Microtonal harmonium

The orthotonophonium is a free reed aerophone similar to a harmonium with 72 (sometimes 53) keys per octave, that can be played all diatonic key intervals and chords using just intonation. The instrument was created in 1914 by German physicist Arthur von Oettingen to advance his theories of harmonic dualism.

== Etymology ==
The word "orthotonophonium" is a portmanteau of the Greek words ορθός ("correct"), τόνος ("tone"), and φωνή ("sound").

== Development ==
German physicist Arthur von Oettingen became interested in microtonal tuning in the 1870s, later developing the idea for a harmonium using 72 or 53 keys, with almost any chord using thirds, fourths, and fifths. The first orthotonophonium was built in 1914 by German instrument manufacturer Schiedmayer.

== Functionality ==
When playing in equal temperament, beats are unavoidable due to the Pythagorean comma.
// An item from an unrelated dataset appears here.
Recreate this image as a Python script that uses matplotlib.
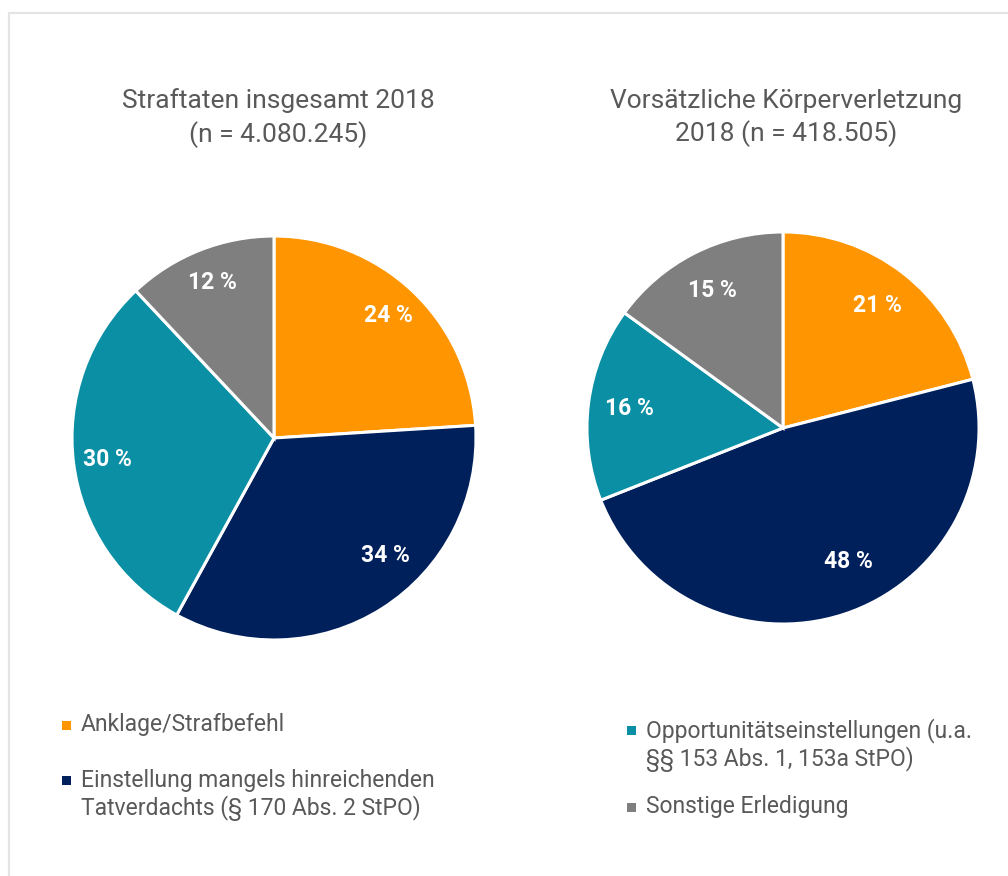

This interference can be avoided playing on an orthotonophonium, since the pitch of a tone can be chosen such that only pure intervals are played. This is achieved by using a different tuning system - 72TET. Unlike a piano, where there are only twelve keys per octave, on an orthotonophonium, the player has the choice of several pitches per tone. This eliminates enharmonics, since for example, a G♯ can be altered several cents higher than an A♭.